HPC RSE March Meetup

On March 14, UK HPC RSEs came together in an online meetup to talk about the HPC RSE community, plan what comes next, and discuss relevant technical topics around High Performance Computing and Research Software Engineering.

We had 42 registrations for the event, with a maximum of 29 people in the room at any one time. This event was a follow-up from the “ExCALIBUR RSEs meet HPC Champions” satellite event after RSECon22 and the HPC RSE BoF at RSECon23. While these events were mainly driven by people involved with the ExCALIBUR Knowledge Exchange Coordinator group and the HPC Champions that started from the ARCHER UK national supercomputing service, the aim was to share what we are working on, reach out to the wider community for input, and to give the opportunity to join in with the organisation of events and shaping of the community. 

The HPC RSE Community

Our first discussion round centred around the HPC-RSE community, with a focus on what those involved wanted most from the community. Further discussion points were raised relating to sharing knowledge and experiences within the community particularly relating to tools, processes as well as sharing key groups and contacts within the community. It was encouraging to see ideas for how those in the community could support each other, such as code review and Q&A sessions with HPC experts, which will certainly be something we try to facilitate in the future.
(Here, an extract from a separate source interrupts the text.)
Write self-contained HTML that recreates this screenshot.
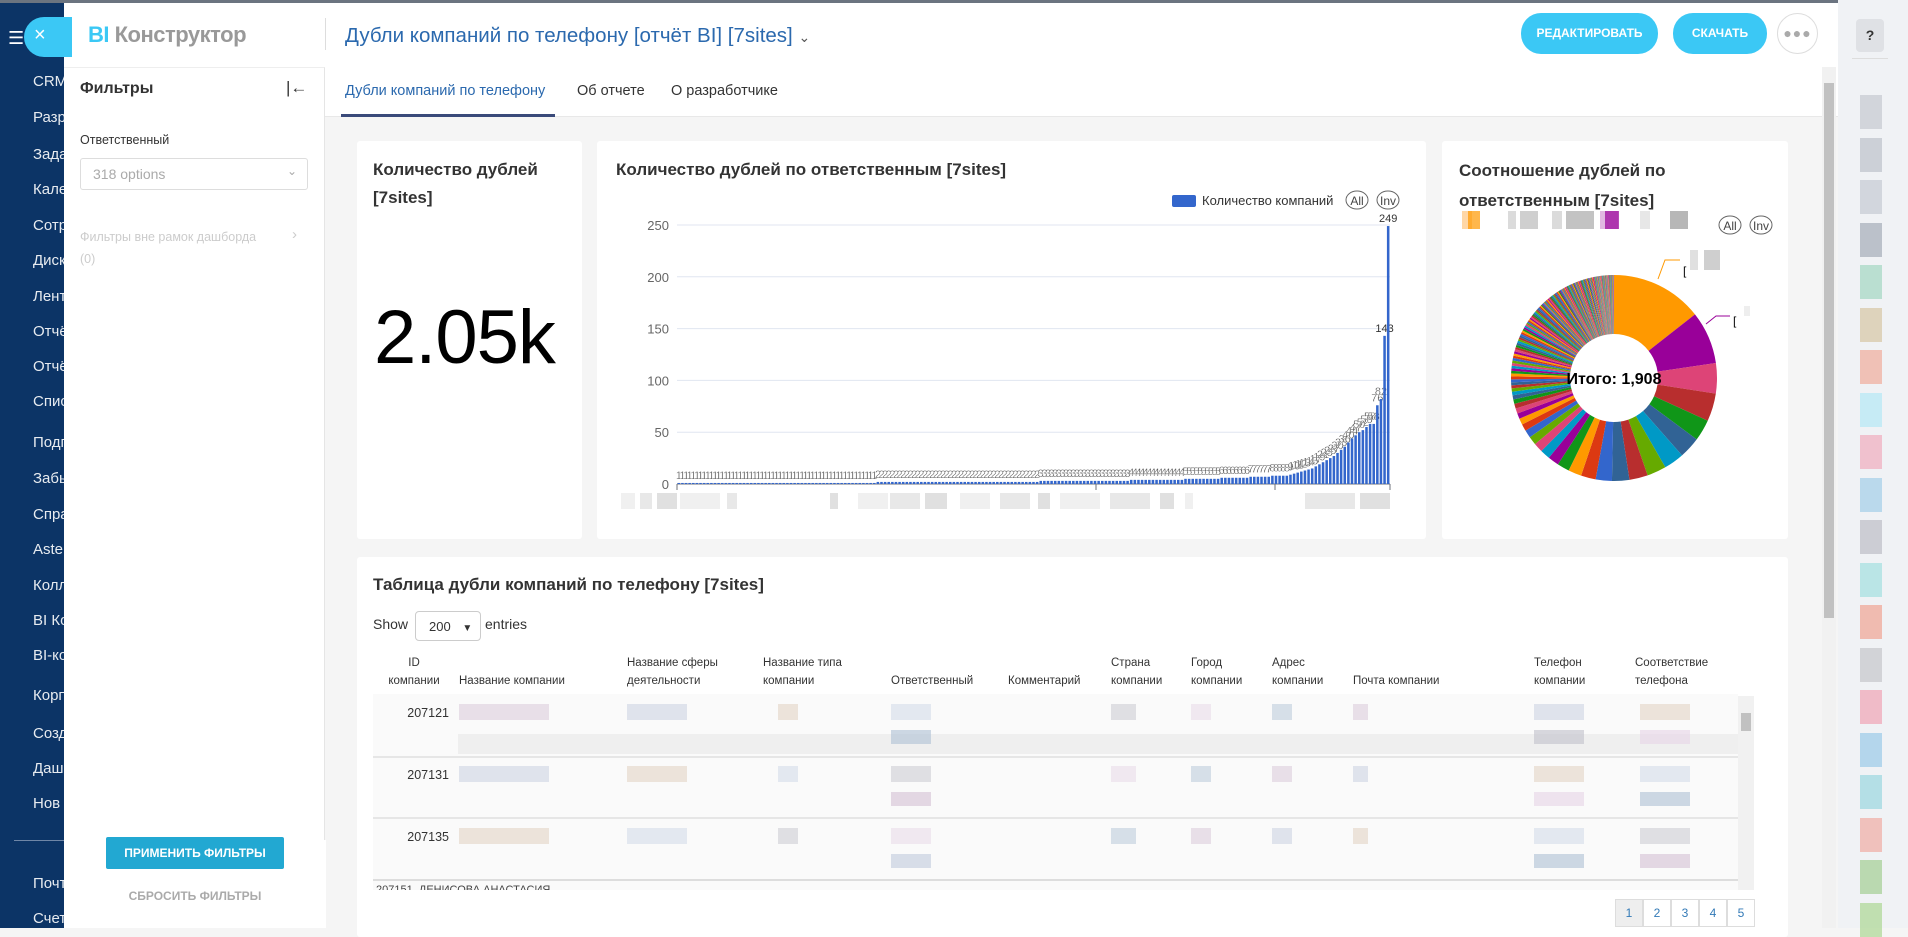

HPC RSE Events and our RSECon24 Submission

In-person meetups of RSEs with an interest in HPC have been a feature of most major recent HPC conferences (such as Supercomputing and International Supercomputing) as well as the last two RSE Conferences. These events have provided an important opportunity to seed a RSE HPC community (which have been continued by events such as this online meetup) that can share experience and expertise, move forward in a coordinated way and improve the HPC provision and support for researchers. These events are particularly important for RSE who are new to the HPC community and those that are working on their own rather than in larger RSE groups where they do not have the same access to local peer support. During this online meetup we had a short discussion of how these events should be organised at future RSE Conferences (starting with RSECon24 in Newcastle in September 2024). It was clear from the discussion that the community values these events including both presentations of topics of interest to the RSE HPC community (both technical and strategic) and space for discussion. There was also a clear steer that discussion driven in a panel format was preferable to simple open discussion and that we should use online tools to allow people who are not comfortable contributing by speaking up in person. We will design an RSE HPC event at RSECon24 that meets the ideas expressed by the community that is as successful as previous events and look forward to meeting up in Newcastle in September. We have also had a number of people express interest in being involved in organising this meetup and look forward to working with them on this.

Technical Talks and Discussions

An important opportunity provided by these sort of meetups is for members of the community to share what they are working on more widely, and invite comments and suggestions from attendees around specific challenges that they might be sitting with. To this end, we had three technical talks; one from Tuomas Koskela from UCL talking about the ExCALIBUR benchmarking project, Ricky Olivier from Exeter talked about exoplanet science with LFRic, and Justs Zarins from EPCC talked about the CS-2 as part of th ExCALIBUR H&ES PETSc on CS-2 project.

After each presenter had given a 10 minute talk, we then split into three breakout rooms, with each room discussing the topic in more detail and then reporting back. There were some themes identified across the topics, including the importance of benchmarks that are easily deployed on a range of HPC machines, how critical RSE skills are to work with large software applications such as LFRic, and challenges around programming architectures such as the CS-2.

What comes next? 

Two people signed up so far to help with organising the RSECon24 event this year, which is great and will help us to diversify what we are doing!

The next events to look out for are our talk at the Durham HPC days, the HPC RSE workshop at ISC24, potentially another online meet-up in summer, and then of course a yet-to-be-planned event at RSECon24! 

We plan to start work at setting up a SocRSE Special Interest Group in early summer.